The Open Science Graphs Interest Group (OSG WG) will investigate the challenges and identify solutions towards achieving interoperability between services and information models of Open Science Graph initiatives. The aim is to improve FAIRness of research data, and more in general FAIR*-ness of science, by enabling the smooth exchange of the interlinked metadata overlay required to access research data at the meta-level of the discovery-for-citation and at the thematic level of the discovery-for-reuse.
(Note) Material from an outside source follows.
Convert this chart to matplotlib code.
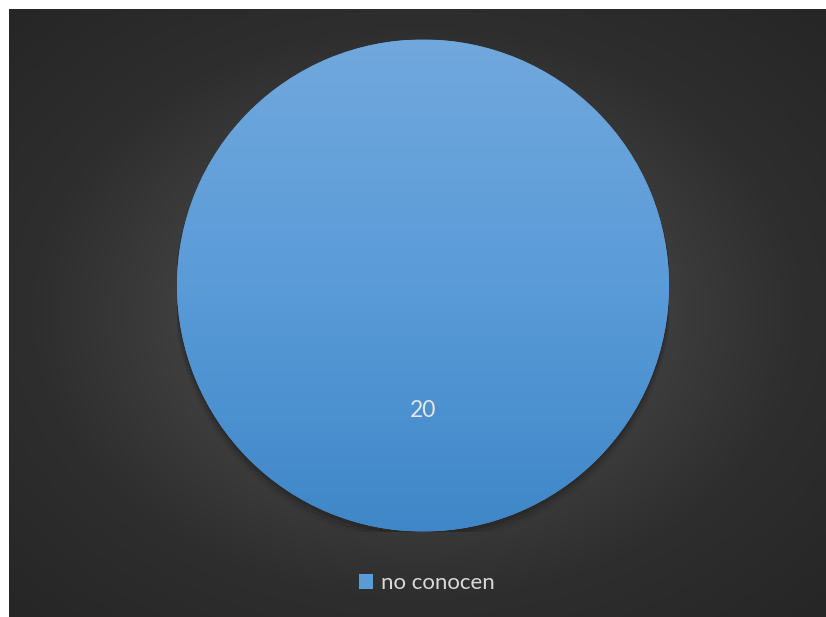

The following main challenges can be identified as the worth of investigation:
- Build a community of Open Science Graph initiatives working together in the context of RDA with a focus on FAIR data;
- Build on and provide input to the outcomes of RDA IGs and WGs such as DDRI, Scholix, PID, Metadata, Go-FAIR, FAIR Data Maturity Model, Data Usage Statistics, and Data Citation; this will be achieved thanks to the current membership of co-chairs to such groups and by inviting co-chairs of other groups to build active synergies;
- Analyse the state of the art in this domain, by making synergies with the tens of initiatives today building Open Science Graphs and provide an overview of current research data graph activities to frame a definition and classification of such graphs;
- Study the foundations of an information model, a lingua franca, that would enable the realization of an interoperability layer facilitating the exchange of information between graphs;
- Discuss the ideal services, protocols, and APIs required to exchange graphs, query graphs, navigate graphs in both aggregation scenarios and federated access scenarios.
- Identify one or more dedicated RDA Working Groups to tackle/address relevant challenges.